More problems followed, Harrison was sued for plagiarizing The Chiffon’s “He’s So Fine” in his biggest hit to date, “My Sweet Lord”. When he set about recording his first album off the EMI label, he came down with hepatitis.  However, Thirty Three & 1/3 would emerge as one of the best Harrison releases in years.  

“This Song” was written as a direct response to the whole “My Sweet Lord” lawsuit, and in a way Harrison predates the MTV craze by concocting a ridiculous video for the affair (you almost can’t hear the song on it’s own and get the same effect) . It’s a meta-moment where he sings about writing the song because of the court, and saying what key the song is (E).  He also throws in a bunch of subtle tongue-in-cheek moments (like Eric Idle’s psuedo-feminine declarations before the instrumental break.  More than anything, this song proved that the usually dour Harrison was at his best when he didn’t take things too seriously.

“Pure Smokey”  on the other hand, was tucked away as the B-side to “True Love”, a Cole Porter cover that is wholly out of place, even on a usual Harrison record.  Yet “Pure Smokey” is a delight, sounding more like Steely Dan’s idea of slicked back R&B with some great horn and guitar parts.  Strange that it’s supposed to be a dedication to Smokey Robinson when the music doesn’t attempt to comply. It’s an unusual–but well crafted– unknown highlight of Harrison’s catalog.

This Song

Pure Smokey

“Mamunia”, Paul McCartney & Wings, Band on the Run

Unlike Paul Simon, Paul McCartney never had a Graceland moment.  Perhaps there’s some psycho-cultural reasoning behind it all, but perhaps the idea that McCartney always had a kaleidoscopic melange of musical influences suits it best.  Yet Band on the Run has a significant backstory as “the one McCartney recorded in Africa”.  However the location of Lagos, Nigeria, was more on the aims of escaping traditions than highlighting old ones. 
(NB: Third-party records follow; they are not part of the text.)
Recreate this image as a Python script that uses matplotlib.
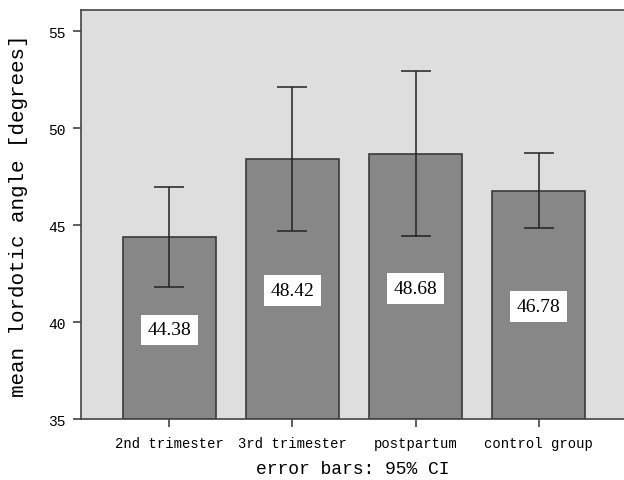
import matplotlib
matplotlib.use("Agg")
import matplotlib.pyplot as plt
import numpy as np

categories = ["2nd trimester", "3rd trimester", "postpartum", "control group"]
means = [44.38, 48.42, 48.68, 46.78]
ci_low = [41.79, 44.71, 44.42, 44.85]
ci_high = [46.95, 52.11, 52.95, 48.73]
yticks = [35, 40, 45, 50, 55]

fig = plt.figure(figsize=(6.24, 4.81), dpi=100)
ax = fig.add_axes([81/624, 61/481, 543/624, 408.7/481])
ax.set_facecolor("#dedede")

x = np.arange(1, len(categories) + 1)
base = 35
heights = [m - base for m in means]
ax.bar(x, heights, bottom=base, width=0.75, color="#878787",
       edgecolor="#3a3a3a", linewidth=1.2, zorder=2)
yerr = np.array([[m - l for m, l in zip(means, ci_low)],
                 [h - m for m, h in zip(means, ci_high)]])
ax.errorbar(x, means, yerr=yerr, fmt="none", ecolor="#222222",
            elinewidth=1.1, capsize=11, capthick=1.1, zorder=3)

for xi, m in zip(x, means):
    ax.text(xi, (m + base) / 2 - 0.1, f"{m:.2f}", ha="center", va="center",
            family="Liberation Serif", fontsize=14, color="black",
            bbox=dict(boxstyle="square,pad=0.35", fc="white", ec="none"),
            zorder=4)

ax.set_xlim(0.282, 4.694)
ax.set_ylim(35, 56.07)
ax.set_xticks(x)
ax.set_xticklabels(categories, family="Liberation Mono", fontsize=10)
ax.set_yticks(yticks)
ax.set_yticklabels([str(t) for t in yticks], family="Liberation Mono", fontsize=10.5)
ax.tick_params(axis="both", direction="out", length=6, width=1.1, color="#333333")
ax.tick_params(axis="x", pad=6)
ax.tick_params(axis="y", pad=5)

for s in ["left", "top", "bottom"]:
    ax.spines[s].set_color("#444444")
    ax.spines[s].set_linewidth(1.2)
ax.spines["right"].set_visible(False)

ax.set_ylabel("mean lordotic angle [degrees]", family="Liberation Mono", fontsize=15)
ax.yaxis.set_label_coords(-0.097, 0.5)
ax.set_xlabel("error bars: 95% CI", family="Liberation Mono", fontsize=13, va="center")
ax.xaxis.set_label_coords(0.5, -0.1223)

fig.savefig("out.png", dpi=100)
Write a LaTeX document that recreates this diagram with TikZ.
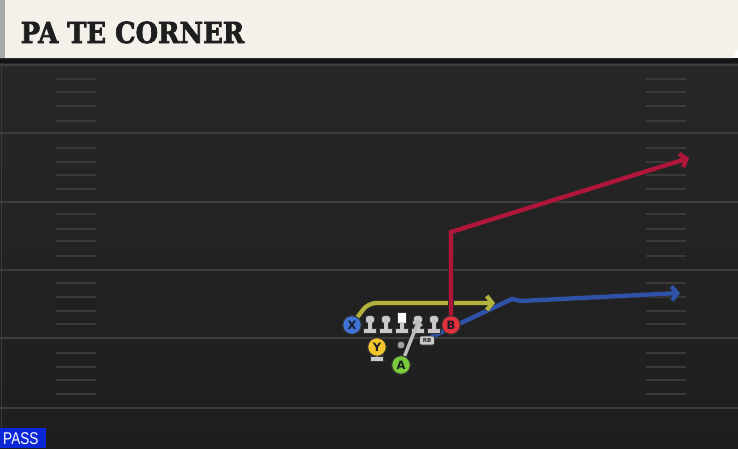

There are two further anecdotes that obscure worldliness from Band on the Run’s overall sound.  One was the oft-noted story of McCartney being mugged coming back from the ramshackle studio with all of the demo tapes in his possession. The other is even more curious; Fela Kuti, by then a well known Afrobeat prodigy, had taken it upon himself to publicly accuse the band of exploiting African music (a similar accusation would befall Paul Simon 13 years later).  In response, McCartney invited Kuti to listen to the songs being made at the studio and promised to not use any local session musicians. Still, either as an expression of gratitude, or prevailing influence, “Mamunia” would become the one McCartney foray into African music.

For a man whose lyrics have often been tossed aside as too simple or without meaning, “Mamunia” seems to disprove both.  An anglicized approximation of “Mamounia”, the Arabic term for “safe haven”, “Mamunia” is parts an ode to nature and humanity (a narrative that McCartney had approached before in “Mother Nature’s Son”).  The rain being both good for the earth, and in the metaphorical sense the harder times that everyone goes through in life. The realization of one’s place, and to be able to embrace it, is what McCartney means by safe haven.

Musically, “Mamunia” is incredibly warm with tightly constructed harmonies, a  loping punchy bass line, and a brightly compressed acoustic guitar line, the likes of which could be traced back to “I Will”.  McCartney also keeps things interesting by subtle key changes, altering between A major for the refrain and C major for the verses without sounding abrupt. 

Lost in the shuffle of McCartney’s effortless melodicism, a term surprisingly used throughout McCartney’s career as qualified detriment, is his ability with arranging harmonies.  Even with those less qualified than his former band members, his popular songs in the 70’s would reflect ambitious group harmonies (“Silly Love Songs”  is a prime example), on “Mamunia” the harmonies glide between strong unison backing and vocal rounds without skipping a beat.

 Yes, it’s an obvious choice for chronicling McCartney’s signature optimism, but “Mamunia” is a singular treat in McCartney’s catalogue, and a strong showing that the man was capable of whatever genre he put his mind to.